The general idea of this was fine; I mean, they apparently were familiar with many of the cliches already present in the slasher genre. A 7 year old boy is locked in a closet by his abusive mother; as she boinks her lover, he somehow breaks out and kills them both w/ the titular weapon. A decade later, beer-swilling youths party in the same house & killings occur... at a glacial pace in between the L-O-N-G establishing shots of the house, slow killer walking, drunken buffoonery among buffoons, beer being poured on each other, mustard poured on someone, interminable food fights, Budweiser-fueled charades, someone who looks like a cross between John Holmes and John Oates, White People Dancing (a personal fave), allegedly at least one cast member who WAS in adult movies of the time, amazingly unerotic sex scenes, including one where Holmes/Oates was shown around his lady's fruitcage, a villain dressed like Nada from They Live, & more.
The movie is technically pretty bad with all its faults, the picture looking exactly like something recorded on one of the first camcorders on an early blank VHS tape, and even David A. years later was embarrassed by it.
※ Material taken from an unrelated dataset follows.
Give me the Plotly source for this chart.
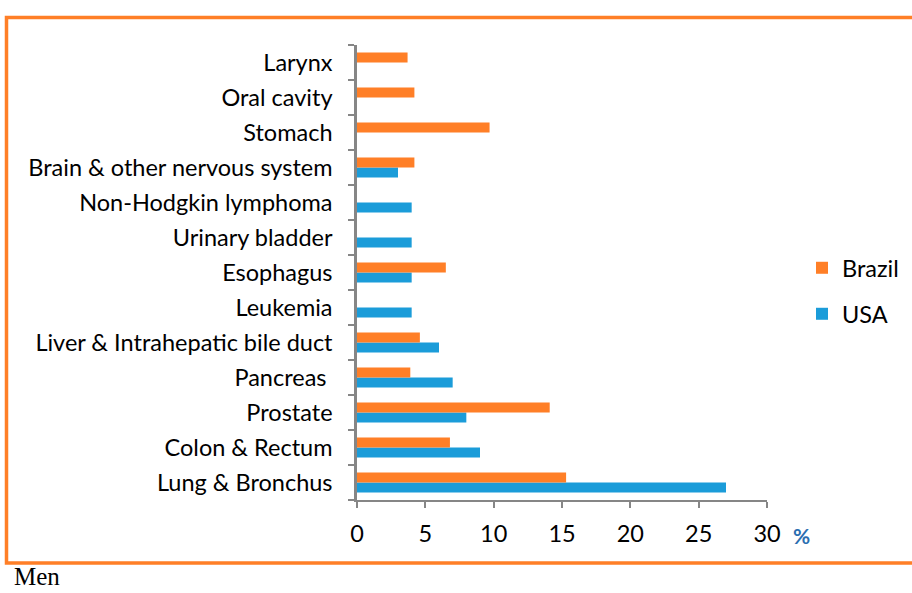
import plotly.graph_objects as go

categories = ["Lung & Bronchus", "Colon & Rectum", "Prostate", "Pancreas ",
              "Liver & Intrahepatic bile duct", "Leukemia", "Esophagus",
              "Urinary bladder", "Non-Hodgkin lymphoma",
              "Brain & other nervous system", "Stomach", "Oral cavity", "Larynx"]
brazil = [15.3, 6.8, 14.1, 3.9, 4.6, None, 6.5, None, None, 4.2, 9.7, 4.2, 3.7]
usa = [27.0, 9.0, 8.0, 7.0, 6.0, 4.0, 4.0, 4.0, 4.0, 3.0, None, None, None]
x_ticks = [0, 5, 10, 15, 20, 25, 30]

ORANGE = "#FF7F27"
BLUE = "#1B9CD9"
W, H = 912, 593
L, R, T, B = 357, 767, 45, 500

def px(x):
    return (x - L) / (R - L)

def py(y):
    return (B - y) / (B - T)

fig = go.Figure()
fig.add_trace(go.Bar(y=categories, x=usa, orientation="h", name="USA",
                     marker=dict(color=BLUE, line=dict(width=0)), legend="legend2"))
fig.add_trace(go.Bar(y=categories, x=brazil, orientation="h", name="Brazil",
                     marker=dict(color=ORANGE, line=dict(width=0)), legend="legend"))

font_main = "Lato, 'Open Sans', sans-serif"
FS = 23.5
fig.update_layout(
    width=W, height=H,
    margin=dict(l=L, r=W - R, t=T, b=H - B, autoexpand=False),
    paper_bgcolor="white", plot_bgcolor="white",
    barmode="group", bargap=0.43, bargroupgap=0,
    font=dict(family=font_main, size=FS, color="#000000"),
    xaxis=dict(range=[0, 30], tickvals=x_ticks, showgrid=False, zeroline=False,
               showline=True, linecolor="#868686", linewidth=2,
               ticks="outside", ticklen=6, tickcolor="#868686", tickwidth=1.5,
               tickfont=dict(size=FS, family=font_main), ticklabelstandoff=6),
    yaxis=dict(categoryorder="array", categoryarray=categories, showgrid=False,
               zeroline=False, showline=True, linecolor="#868686", linewidth=2.5,
               ticks="outside", ticklen=6, tickcolor="#868686", tickwidth=1.5,
               tickson="boundaries", tickfont=dict(size=FS, family=font_main),
               ticklabelstandoff=17),
    legend=dict(x=px(802), y=py(268), xanchor="left", yanchor="middle",
                font=dict(size=FS, family=font_main), bgcolor="rgba(0,0,0,0)"),
    legend2=dict(x=px(802), y=py(314), xanchor="left", yanchor="middle",
                 font=dict(size=FS, family=font_main), bgcolor="rgba(0,0,0,0)"),
    showlegend=True,
    shapes=[dict(type="rect", xref="paper", yref="paper",
                 x0=px(6.5), x1=px(930), y0=py(563), y1=py(17.5),
                 line=dict(color=ORANGE, width=3.5), fillcolor="rgba(0,0,0,0)",
                 layer="below")],
    annotations=[
        dict(text="<b>%</b>", xref="paper", yref="paper", x=px(801), y=py(535),
             xanchor="center", yanchor="middle", showarrow=False,
             font=dict(size=21, color="#2A6EB0", family=font_main)),
        dict(text="Men", xref="paper", yref="paper", x=px(12), y=py(592),
             xanchor="left", yanchor="bottom", showarrow=False,
             font=dict(size=25, color="#000000",
                       family="'Liberation Serif', 'DejaVu Serif', serif")),
    ],
)

fig.write_html("out.html", config={"displayModeBar": False},
               post_script="document.body.style.margin='0px';document.body.style.overflow='hidden';")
At least I could recognize what they were trying to do: a short opening that presents the killer's backstory, horny young adults, fake jump scares, a Casio synth soundtrack that I thought was cool, a séance, etc. Besides, I have seen some truly dreadful genre efforts, such as Night of Horror or Ax'em, both in that shortened version and its original The Weekend It Lives cut (I am apparently one of a few people on the planet that somehow have seen that). In comparison, at least they seemed like they tried here...
This is not funny-bad like the Priors' Deadly Prey nor is it so divorced from reality it comes off as a product made by alien beings (I am looking at you, Things... which was the second movie of VHS Night); I'll rate it as two stars and move on. Yet David A. was still able to find enough success to be in the business for years and make 50 some odd motion pictures. Also to his credit, I howled at some of the fake names used to disguise how much of the production was done by the director. The editor being “Ralph Cutter” and “Michael Watt, Lighting Technician” is cute, but there is also DAVID FUCHSIT, HARRISON BAULES, MIKE HUNT, I.C. KNUN and JAC MEOUGH.